El olor del laurel
Cada vez que paso por una plantación de laurel su olor me remonta a mi niñez, a la casa de la abuela Candelaria. En su patio había una planta que se erguía victoriosa con su inconfundible perfume y el rosa dominante de su flor, daba color y vida a esta área reservada para la lavandería.
En los días de sol, el perfume del laurel se entremezclaba con la humedad que afloraba de un tanque lleno de agua donde almacenaba el líquido elemento debido a que el servicio era restringido, y suministrado por horas.
La abuela vivía en una casona de adobe de tres pisos, semi construida, enclavada frente al parque principal de la ciudad, donde funcionaba una farmacia con una clientela fiel y cautiva que confiaba en sus recetas y consejos médicos.
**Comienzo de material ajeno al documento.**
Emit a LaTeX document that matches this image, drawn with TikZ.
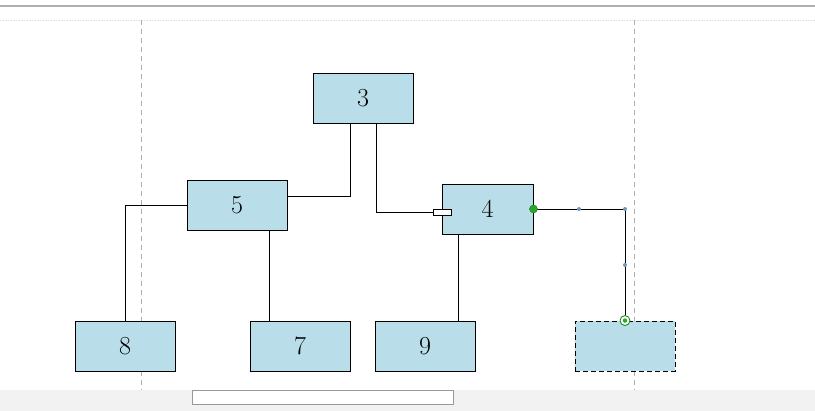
\documentclass[tikz,border=0pt]{standalone}
\usetikzlibrary{calc}
\definecolor{boxfill}{RGB}{185,222,234}
\definecolor{guide}{RGB}{175,175,175}
\definecolor{barbg}{RGB}{242,242,242}
\definecolor{dotblue}{RGB}{110,150,200}
\definecolor{portgreen}{RGB}{40,170,40}
\begin{document}
\begin{tikzpicture}[x=1pt,y=-1pt,
  box/.style={draw=black,fill=boxfill,minimum width=100pt,minimum height=50pt,inner sep=0pt,font=\fontsize{26}{28}\selectfont,line width=0.9pt},
  conn/.style={draw=black,line width=0.9pt},
  bluedot/.style={circle,fill=dotblue,inner sep=0pt,minimum size=4pt}]
\useasboundingbox (0,0) rectangle (815,411);
% top bars
\draw[guide,line width=1.2pt] (0,6) -- (815,6);
\draw[black!12,line width=0.6pt,densely dotted] (0,20) -- (815,20);
% vertical guides
\draw[guide,dash pattern=on 5pt off 4pt,line width=0.8pt] (141,20) -- (141,390);
\draw[guide,dash pattern=on 5pt off 4pt,line width=0.8pt] (634,20) -- (634,390);
% bottom bar
\fill[barbg] (0,390) rectangle (815,411);
\draw[black!40,fill=white,line width=0.6pt] (192,390) rectangle (453,404);
% nodes
\node[box] (n3) at (363,98) {3};
\node[box] (n5) at (237,205) {5};
\node[box,minimum width=91pt] (n4) at (487.5,209) {4};
\node[box] (n8) at (125,346) {8};
\node[box] (n7) at (300,346) {7};
\node[box] (n9) at (425,346) {9};
\node[box,dash pattern=on 5pt off 3pt] (nb) at (625,346) {};
% connectors
\draw[conn] ($(n3.south)+(-13,0)$) |- ($(n5.east)+(0,-9)$);
\coordinate (p4) at (433,212);
\draw[conn] ($(n3.south)+(13,0)$) |- (p4);
\node[draw=black,fill=white,line width=0.6pt,minimum width=18pt,minimum height=6pt,inner sep=0pt,anchor=west] (port) at (p4) {};
\draw[conn] (n5.west) -| (n8.north);
\draw[conn] (269,230) -- (269,321);
\draw[conn] (458,234) -- (458,321);
\draw[conn] (n4.east) -| (nb.north);
% markers
\node[circle,fill=portgreen,draw=portgreen!70!black,inner sep=0pt,minimum size=8pt] (g1) at (n4.east) {};
\node[circle,draw=portgreen!80!black,fill=white,line width=0.9pt,inner sep=0pt,minimum size=10pt] (g2) at (nb.north) {};
\node[circle,fill=portgreen,inner sep=0pt,minimum size=4.5pt] at (nb.north) {};
\node[bluedot] at (579,209) {};
\node[bluedot] at (625,209) {};
\node[bluedot] at (625,265) {};
\end{tikzpicture}
\end{document}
En las tardes, el lonche era infaltable, el oloroso café y los panecillos calientes colocados en una cesta de plástico se ofrecían en la larga mesa que usualmente tenía visitantes, entre amigos y familiares que llegaban de pura "casualidad" a la hora del cafecito. La mesa estaba cubierta con un plástico protector con dibujitos de frutas.
El compartir se extendía con frecuencia con la amena charla que se entremezclaba entre recuerdos, anécdotas y chistes. La abuela era una creyente católica de mañanas de rosario, domingos de misa y lunes de velación.
Casi todo el pueblo la conocía y concurría con frecuencia a su farmacia "Virgen del Carmen". Para matar el tiempo mi hermana y yo jugábamos a encontrar el nombre de un fármaco entre las cajas y frascos colocados en los estantes con perfecta simetría. Era nuestra única distracción en las tediosas tardes, en que nos tocaba acompañarla.
El laurel en el patio era único, como todo lo que ella atesoraba, su olor perfumaba el ambiente y ha quedado perennizado en mí, por eso cada vez que me cruzo con una especie igual, evoco aquellos momentos felices de mi niñez que añoro con singular nostalgia.